TO DO: Print exactly the lines from the first one down to the line containing "const fitR2 = '0.9961';", both ends included, with no pictures and nothing else.

◇ ◇ ◇ ◇ ◇

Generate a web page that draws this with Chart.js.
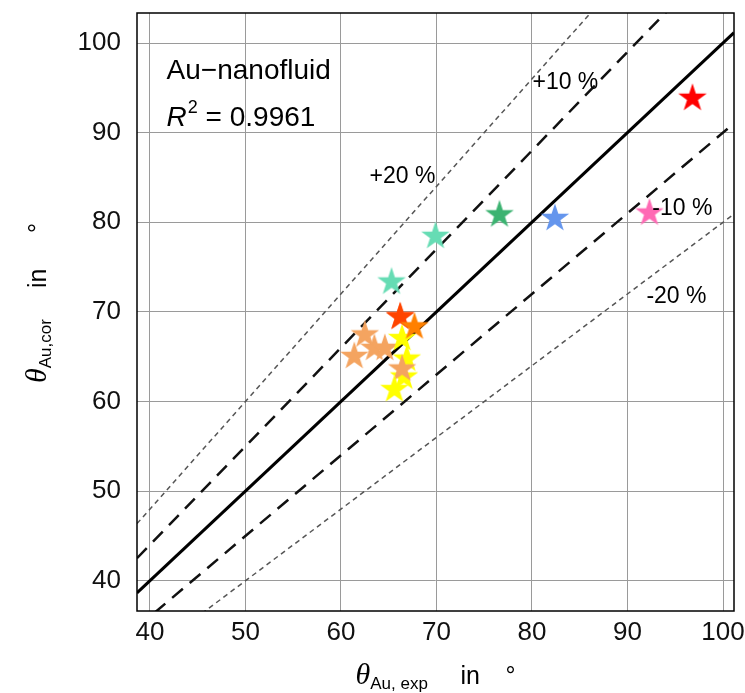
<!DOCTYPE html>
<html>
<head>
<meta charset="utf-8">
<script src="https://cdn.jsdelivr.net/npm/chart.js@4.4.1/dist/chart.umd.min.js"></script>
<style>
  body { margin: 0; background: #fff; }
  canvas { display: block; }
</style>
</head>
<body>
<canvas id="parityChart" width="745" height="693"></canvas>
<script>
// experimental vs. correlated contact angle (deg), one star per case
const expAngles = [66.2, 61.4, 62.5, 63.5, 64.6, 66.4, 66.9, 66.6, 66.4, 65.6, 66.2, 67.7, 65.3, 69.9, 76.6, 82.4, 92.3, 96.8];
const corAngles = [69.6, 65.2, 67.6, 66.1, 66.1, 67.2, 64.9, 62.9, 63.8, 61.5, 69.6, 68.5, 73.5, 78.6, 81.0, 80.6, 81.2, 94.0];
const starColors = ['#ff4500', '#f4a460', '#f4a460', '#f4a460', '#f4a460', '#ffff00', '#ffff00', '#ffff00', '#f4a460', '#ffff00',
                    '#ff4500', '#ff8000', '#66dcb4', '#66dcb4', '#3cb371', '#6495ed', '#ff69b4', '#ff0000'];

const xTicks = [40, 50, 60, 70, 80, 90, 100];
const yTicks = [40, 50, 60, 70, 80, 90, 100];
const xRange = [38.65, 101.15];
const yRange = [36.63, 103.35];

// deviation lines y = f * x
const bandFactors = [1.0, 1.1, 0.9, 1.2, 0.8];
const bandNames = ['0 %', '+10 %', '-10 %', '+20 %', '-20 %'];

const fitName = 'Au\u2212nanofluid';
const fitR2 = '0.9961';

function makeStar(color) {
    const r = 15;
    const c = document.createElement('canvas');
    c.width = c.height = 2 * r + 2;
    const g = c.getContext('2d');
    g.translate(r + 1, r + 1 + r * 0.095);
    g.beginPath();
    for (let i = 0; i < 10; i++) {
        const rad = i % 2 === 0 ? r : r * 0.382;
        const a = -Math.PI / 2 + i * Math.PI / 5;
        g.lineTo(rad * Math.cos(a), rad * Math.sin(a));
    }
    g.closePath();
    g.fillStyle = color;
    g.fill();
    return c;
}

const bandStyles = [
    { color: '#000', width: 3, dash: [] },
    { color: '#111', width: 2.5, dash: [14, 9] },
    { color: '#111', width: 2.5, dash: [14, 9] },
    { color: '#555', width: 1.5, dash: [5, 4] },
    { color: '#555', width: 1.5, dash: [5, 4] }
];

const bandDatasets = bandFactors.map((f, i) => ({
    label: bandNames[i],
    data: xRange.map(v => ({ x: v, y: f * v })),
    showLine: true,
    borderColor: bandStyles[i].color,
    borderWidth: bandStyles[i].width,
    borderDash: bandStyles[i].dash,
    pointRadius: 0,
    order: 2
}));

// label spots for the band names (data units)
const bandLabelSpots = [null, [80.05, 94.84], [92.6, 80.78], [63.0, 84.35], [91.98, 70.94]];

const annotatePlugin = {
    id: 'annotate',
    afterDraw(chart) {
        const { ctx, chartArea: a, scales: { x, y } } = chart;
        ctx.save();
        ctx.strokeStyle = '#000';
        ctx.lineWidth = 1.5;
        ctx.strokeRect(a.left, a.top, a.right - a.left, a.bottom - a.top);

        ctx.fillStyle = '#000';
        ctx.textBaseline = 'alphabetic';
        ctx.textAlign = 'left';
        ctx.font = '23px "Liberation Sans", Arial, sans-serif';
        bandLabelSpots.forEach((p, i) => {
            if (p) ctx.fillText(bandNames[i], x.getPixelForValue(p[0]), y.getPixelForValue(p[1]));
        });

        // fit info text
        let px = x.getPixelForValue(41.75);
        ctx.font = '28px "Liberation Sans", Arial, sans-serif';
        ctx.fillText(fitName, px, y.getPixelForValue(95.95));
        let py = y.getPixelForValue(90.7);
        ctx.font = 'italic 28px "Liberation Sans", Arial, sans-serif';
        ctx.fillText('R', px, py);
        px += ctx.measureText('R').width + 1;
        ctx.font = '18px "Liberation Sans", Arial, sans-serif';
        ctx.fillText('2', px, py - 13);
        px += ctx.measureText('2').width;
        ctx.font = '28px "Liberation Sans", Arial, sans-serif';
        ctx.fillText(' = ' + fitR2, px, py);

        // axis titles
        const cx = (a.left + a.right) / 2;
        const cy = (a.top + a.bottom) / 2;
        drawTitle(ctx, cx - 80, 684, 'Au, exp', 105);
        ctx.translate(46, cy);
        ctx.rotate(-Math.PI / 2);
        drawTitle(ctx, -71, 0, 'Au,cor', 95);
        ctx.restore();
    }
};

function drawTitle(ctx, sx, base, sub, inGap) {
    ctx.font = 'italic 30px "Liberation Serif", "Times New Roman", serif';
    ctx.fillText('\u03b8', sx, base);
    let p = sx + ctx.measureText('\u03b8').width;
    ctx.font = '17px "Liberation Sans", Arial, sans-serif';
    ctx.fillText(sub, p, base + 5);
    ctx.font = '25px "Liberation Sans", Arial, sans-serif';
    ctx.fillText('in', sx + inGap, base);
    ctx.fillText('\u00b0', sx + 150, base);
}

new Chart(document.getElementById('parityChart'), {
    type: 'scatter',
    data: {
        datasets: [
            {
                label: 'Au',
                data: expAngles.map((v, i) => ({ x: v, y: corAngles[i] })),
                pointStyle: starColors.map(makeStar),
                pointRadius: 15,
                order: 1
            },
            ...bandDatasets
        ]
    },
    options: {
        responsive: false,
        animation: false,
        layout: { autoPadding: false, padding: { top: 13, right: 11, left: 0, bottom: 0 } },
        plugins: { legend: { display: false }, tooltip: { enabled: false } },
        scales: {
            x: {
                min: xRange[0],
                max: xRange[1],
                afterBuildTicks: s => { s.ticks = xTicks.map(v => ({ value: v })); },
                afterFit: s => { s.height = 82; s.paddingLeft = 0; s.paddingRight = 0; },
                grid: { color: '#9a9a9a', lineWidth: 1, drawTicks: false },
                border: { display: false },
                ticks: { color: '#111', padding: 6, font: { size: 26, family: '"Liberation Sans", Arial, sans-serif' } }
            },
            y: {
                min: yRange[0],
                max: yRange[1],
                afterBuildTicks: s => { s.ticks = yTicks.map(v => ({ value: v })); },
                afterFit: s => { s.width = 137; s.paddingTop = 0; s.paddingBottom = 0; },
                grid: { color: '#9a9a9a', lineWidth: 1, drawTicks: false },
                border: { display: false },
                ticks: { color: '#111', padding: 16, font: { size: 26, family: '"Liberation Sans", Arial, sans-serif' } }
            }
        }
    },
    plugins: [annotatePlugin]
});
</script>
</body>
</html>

◇ ◇ ◇ ◇ ◇

EXERCISE ANSWER:
Generate a web page that draws this with Chart.js.
<!DOCTYPE html>
<html>
<head>
<meta charset="utf-8">
<script src="https://cdn.jsdelivr.net/npm/chart.js@4.4.1/dist/chart.umd.min.js"></script>
<style>
  body { margin: 0; background: #fff; }
  canvas { display: block; }
</style>
</head>
<body>
<canvas id="parityChart" width="745" height="693"></canvas>
<script>
// experimental vs. correlated contact angle (deg), one star per case
const expAngles = [66.2, 61.4, 62.5, 63.5, 64.6, 66.4, 66.9, 66.6, 66.4, 65.6, 66.2, 67.7, 65.3, 69.9, 76.6, 82.4, 92.3, 96.8];
const corAngles = [69.6, 65.2, 67.6, 66.1, 66.1, 67.2, 64.9, 62.9, 63.8, 61.5, 69.6, 68.5, 73.5, 78.6, 81.0, 80.6, 81.2, 94.0];
const starColors = ['#ff4500', '#f4a460', '#f4a460', '#f4a460', '#f4a460', '#ffff00', '#ffff00', '#ffff00', '#f4a460', '#ffff00',
                    '#ff4500', '#ff8000', '#66dcb4', '#66dcb4', '#3cb371', '#6495ed', '#ff69b4', '#ff0000'];

const xTicks = [40, 50, 60, 70, 80, 90, 100];
const yTicks = [40, 50, 60, 70, 80, 90, 100];
const xRange = [38.65, 101.15];
const yRange = [36.63, 103.35];

// deviation lines y = f * x
const bandFactors = [1.0, 1.1, 0.9, 1.2, 0.8];
const bandNames = ['0 %', '+10 %', '-10 %', '+20 %', '-20 %'];

const fitName = 'Au\u2212nanofluid';
const fitR2 = '0.9961';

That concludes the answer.